We believe that helping each other and helping other teams will benefit the team and the company in the end. Being able to help requires that we make ourselves available and provide the right level of support according to the topic emergency.
Anyone can challenge a decision, a way of working, or anything already installed in the team or at Shipup in general. Whatever their seniority, experience, background, or responsibilities are, speaking up should be a habit and can only be unlocked when members trust each other.
Things should work but things need to be maintained, will have to evolve and support the growth of the product. It’s about caring for the next devs who will work on top of your work and caring for your future self as well :)
We want to create a robust organization that is not dependent on anyone and where any new member can ramp up very easily and quickly.

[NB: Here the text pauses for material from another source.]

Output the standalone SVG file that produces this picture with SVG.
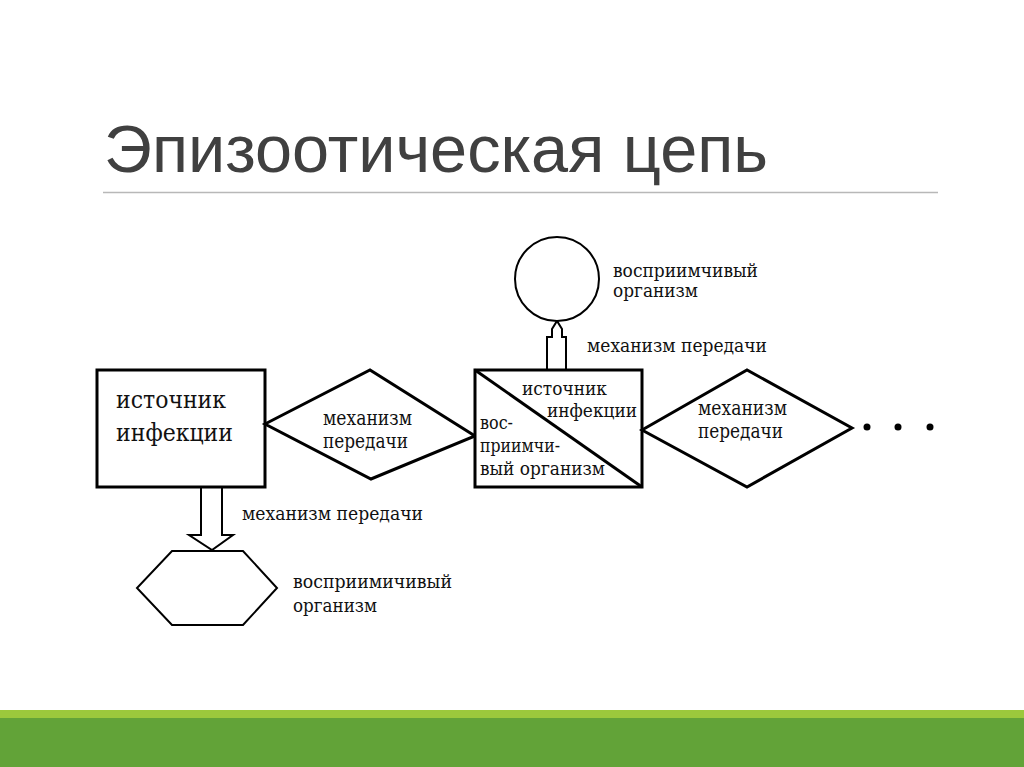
<svg xmlns="http://www.w3.org/2000/svg" width="1024" height="767" viewBox="0 0 1024 767">
<style>
.lbl{fill:#111;}
.shape{fill:#fff;stroke:#000;stroke-linejoin:miter;}
.thick{stroke-width:3;}
.thin{stroke-width:2;}
</style>
<rect x="0" y="0" width="1024" height="767" fill="#fff"/>
<text x="104" y="172" font-family="Liberation Sans, Arial, sans-serif" font-size="66" fill="#404040" textLength="664" lengthAdjust="spacingAndGlyphs">Эпизоотическая цепь</text>
<line x1="103" y1="192.5" x2="938" y2="192.5" stroke="#b8b8b8" stroke-width="1.5"/>

<g id="connectors">
  <path class="shape thin" d="M201,487 V535 H189 L212,550 L233,535 H222 V487"/>
  <path class="shape thin" d="M547,370 V337 H552 V329 L557,321 L562,329 V337 H566 V370"/>
  <circle cx="867" cy="427" r="3.5" fill="#000"/>
  <circle cx="898" cy="427" r="3.5" fill="#000"/>
  <circle cx="930" cy="427" r="3.5" fill="#000"/>
</g>

<g font-family="DejaVu Serif, Liberation Serif, serif">
<g id="source">
  <rect class="shape thick" x="97" y="370" width="168" height="117"/>
  <text class="lbl" x="116" y="408" font-size="25" textLength="110" lengthAdjust="spacingAndGlyphs">источник</text>
  <text class="lbl" x="116" y="441" font-size="25" textLength="117" lengthAdjust="spacingAndGlyphs">инфекции</text>
</g>

<g id="mech1">
  <polygon class="shape thick" points="265,424 370,370 475,436 371,479"/>
  <text class="lbl" x="323" y="425" font-size="20" textLength="89" lengthAdjust="spacingAndGlyphs">механизм</text>
  <text class="lbl" x="323" y="448" font-size="20" textLength="85" lengthAdjust="spacingAndGlyphs">передачи</text>
</g>

<g id="middle">
  <rect class="shape thick" x="475" y="370" width="167" height="117"/>
  <line x1="475" y1="370" x2="642" y2="487" stroke="#000" stroke-width="3"/>
  <text class="lbl" x="522" y="395" font-size="19" textLength="85" lengthAdjust="spacingAndGlyphs">источник</text>
  <text class="lbl" x="547" y="417" font-size="19" textLength="90" lengthAdjust="spacingAndGlyphs">инфекции</text>
  <text class="lbl" x="480" y="429" font-size="19" textLength="33" lengthAdjust="spacingAndGlyphs">вос-</text>
  <text class="lbl" x="480" y="452" font-size="19" textLength="80" lengthAdjust="spacingAndGlyphs">приимчи-</text>
  <text class="lbl" x="480" y="475" font-size="19" textLength="125" lengthAdjust="spacingAndGlyphs">вый организм</text>
</g>

<g id="mech2">
  <polygon class="shape thick" points="642,430 747,370 852,428 747,487"/>
  <text class="lbl" x="698" y="415" font-size="20" textLength="89" lengthAdjust="spacingAndGlyphs">механизм</text>
  <text class="lbl" x="698" y="438" font-size="20" textLength="85" lengthAdjust="spacingAndGlyphs">передачи</text>
</g>

<g id="circle-host">
  <circle class="shape thin" cx="557" cy="279" r="42"/>
  <text class="lbl" x="613" y="277" font-size="18" textLength="145" lengthAdjust="spacingAndGlyphs">восприимчивый</text>
  <text class="lbl" x="613" y="297" font-size="18" textLength="85" lengthAdjust="spacingAndGlyphs">организм</text>
</g>

<g id="mech-up-label">
  <text class="lbl" x="587" y="352" font-size="18" textLength="180" lengthAdjust="spacingAndGlyphs">механизм  передачи</text>
</g>

<g id="mech-down-label">
  <text class="lbl" x="242" y="520" font-size="18" textLength="181" lengthAdjust="spacingAndGlyphs">механизм  передачи</text>
</g>

<g id="hex-host">
  <polygon class="shape thin" points="172,551 243,551 277,588 243,625 172,625 137,588"/>
  <text class="lbl" x="293" y="588" font-size="18" textLength="159" lengthAdjust="spacingAndGlyphs">восприимичивый</text>
  <text class="lbl" x="293" y="612" font-size="18" textLength="84" lengthAdjust="spacingAndGlyphs">организм</text>
</g>
</g>

<rect x="0" y="710" width="1024" height="8" fill="#9bc83c"/>
<rect x="0" y="718" width="1024" height="49" fill="#62a338"/>
</svg>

Related practices: Not working alone on features, sharing knowledge in emissaries, pair programming, workgroup initiatives, technical representative role, favoring T-shaped roles over specialists, on-call, wiring & success engineer rotations, extensive documentation
Let’s close all the topics we open. The last miles can be the hardest ones but skipping them will lead to different kinds of issues like knowledge being not enough distributed/missing documentation or some cognitive overload (is it finished or not?).
Technology is to serve some needs. Identify needs/problems first, then the right technology. Choosing shiny and trendy technology is the cherry on top of the cake, not the cake itself.
Some examples: Keeping a monolith and using microservices only where we need them.